Greek workers began a day-long nationwide strike on Wednesday over what they call a “deepening crisis” of rising prices and squeezed incomes, disrupting transport, ferries, schools and public hospitals.
The country’s two biggest labour unions, representing about 2.5 million public and private sector workers, called the general strike expected to culminate in a protest in central Athens.
Greece emerged from a decade of financial crisis in 2018, only for the coronavirus pandemic to bring global travel to a standstill two years later, hurting its vital tourism industry.
Now, soaring energy prices, exacerbated by sanctions against Russia since its invasion of Ukraine in February, have further hurt workers’ pockets.
“For the last 14 years, workers have been carrying the burden of a deep crisis that has affected everyone’s incomes and lives,” said GSEE, the country’s umbrella private sector union.
“As the years go by the crisis is constantly deepening, the burdens remain, our rights are shrinking.”
Greece‘s annual consumer inflation surged to a 25-year high of 7.2% in February on the back of rising energy, housing and transportation costs.
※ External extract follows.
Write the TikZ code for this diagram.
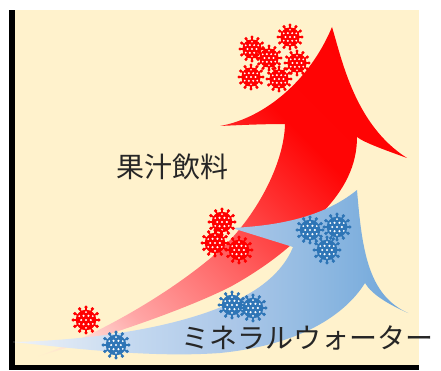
\documentclass[tikz,border=0pt]{standalone}
\usepackage{fontspec}
\newfontfamily\jpfont{Noto Sans CJK JP}
\definecolor{cream}{RGB}{255,242,204}
\definecolor{virusred}{RGB}{255,0,0}
\definecolor{virusblue}{RGB}{46,117,182}
\definecolor{labelgray}{RGB}{38,38,38}

% red swoosh: fades from the background colour into pure red
\pgfdeclarehorizontalshading{juiceflow}{100bp}{%
  rgb(0bp)=(1,0.949,0.8); rgb(15bp)=(1,0.949,0.8);
  rgb(22bp)=(1,0.85,0.83); rgb(29bp)=(1,0.65,0.65);
  rgb(42bp)=(1,0.42,0.42); rgb(55bp)=(1,0.18,0.18);
  rgb(64bp)=(1,0.02,0.02); rgb(100bp)=(1,0,0)}
% blue swoosh: pale at the tail, stronger blue at the head
\pgfdeclarehorizontalshading{waterflow}{100bp}{%
  rgb(0bp)=(0.95,0.96,0.98); rgb(25bp)=(0.94,0.95,0.97);
  rgb(40bp)=(0.77,0.85,0.94); rgb(53bp)=(0.67,0.78,0.91);
  rgb(61bp)=(0.59,0.74,0.89); rgb(69bp)=(0.5,0.69,0.87);
  rgb(75bp)=(0.42,0.64,0.85); rgb(100bp)=(0.42,0.64,0.85)}

\tikzset{
  virus/.pic={
    \fill (0,0) circle (10.3pt);
    \foreach \a in {0,30,...,330}{
      \draw[line width=1.6pt] (\a:9.5pt) -- (\a:12.6pt);
      \fill (\a:12.9pt) circle (1.8pt);
    }
    \fill[white] (0,0) circle (1.2pt);
    \foreach \a in {0,60,...,300} \fill[white] (\a:4.8pt) circle (1.2pt);
    \foreach \a in {30,90,...,330} \fill[white] (\a:7.8pt) circle (1pt);
  },
  redvirus/.style={color=virusred},
  bluevirus/.style={color=virusblue},
  label/.style={inner sep=0pt, anchor=base, text=labelgray,
    font=\jpfont\fontsize{28pt}{30pt}\selectfont},
}

\begin{document}
\begin{tikzpicture}[x=1pt, y=-1pt]
\useasboundingbox (0,0) rectangle (441,371);
\fill[white] (0,0) rectangle (441,371);

% plot area and axes
\fill[cream] (15,10) rectangle (419,364.5);
\fill[black] (9,10) rectangle (15,370);
\fill[black] (9,364.5) rectangle (419,370);

% fruit juice swoosh
\shade[shading=juiceflow, shading angle=45]
  (33,358) .. controls (100,335) and (175,290) .. (220,250)
  .. controls (255,218) and (284,165) .. (285,124)
  .. controls (265,124) and (240,125) .. (220,126)
  .. controls (265,118) and (310,80) .. (332,27)
  .. controls (342,60) and (355,125) .. (407,158)
  .. controls (385,150) and (365,143) .. (357,137)
  .. controls (357,165) and (345,190) .. (320,215)
  .. controls (300,240) and (270,265) .. (230,287)
  .. controls (180,312) and (100,338) .. (33,358) -- cycle;

% mineral water swoosh
\shade[shading=waterflow]
  (13,342) .. controls (100,340) and (200,325) .. (255,290)
  .. controls (275,277) and (287,262) .. (293,247)
  -- (232,228)
  .. controls (270,226) and (320,220) .. (357,190)
  .. controls (362,250) and (368,295) .. (408,313)
  .. controls (390,305) and (372,295) .. (365,283)
  .. controls (345,315) and (300,345) .. (220,353)
  .. controls (150,358) and (70,348) .. (13,342) -- cycle;

% bacteria in the juice
\pic[redvirus, scale=0.93] (r1) at (252,49) {virus};
\pic[redvirus, scale=0.93] (r2) at (290,37) {virus};
\pic[redvirus, scale=0.93] (r3) at (269,58) {virus};
\pic[redvirus, scale=0.93] (r4) at (297,63) {virus};
\pic[redvirus, scale=0.93] (r5) at (251,77) {virus};
\pic[redvirus, scale=0.93] (r6) at (279,79) {virus};
\pic[redvirus] (r7) at (222,222) {virus};
\pic[redvirus] (r8) at (215,243) {virus};
\pic[redvirus] (r9) at (239,250) {virus};
\pic[redvirus] (r10) at (86,320) {virus};

% bacteria in the water
\pic[bluevirus] (b1) at (310,230) {virus};
\pic[bluevirus] (b2) at (337,227) {virus};
\pic[bluevirus] (b3) at (327,250) {virus};
\pic[bluevirus] (b4) at (232,305) {virus};
\pic[bluevirus] (b5) at (253,308) {virus};
\pic[bluevirus] (b6) at (116,345) {virus};

% labels
\node[label] (juice) at (172.5,178) {果汁飲料};
\node[label] (water) at (307.5,348) {ミネラルウォーター};
\end{tikzpicture}
\end{document}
The government has spent about 3.7 billion euros ($4 billion) since September to alleviate the burden of soaring energy and fuel costs for farmers, households and businesses.
For the striking workers, the measures do not go far enough.
GSEE said in March it had proposed a 13% increase in the monthly gross minimum wage to 751 euros due to soaring inflation.
The conservative government raised the minimum wage by 2% to 663 euros in January and Prime Minister Kyriakos Mitsotakis has promised a second, larger increase from May 1.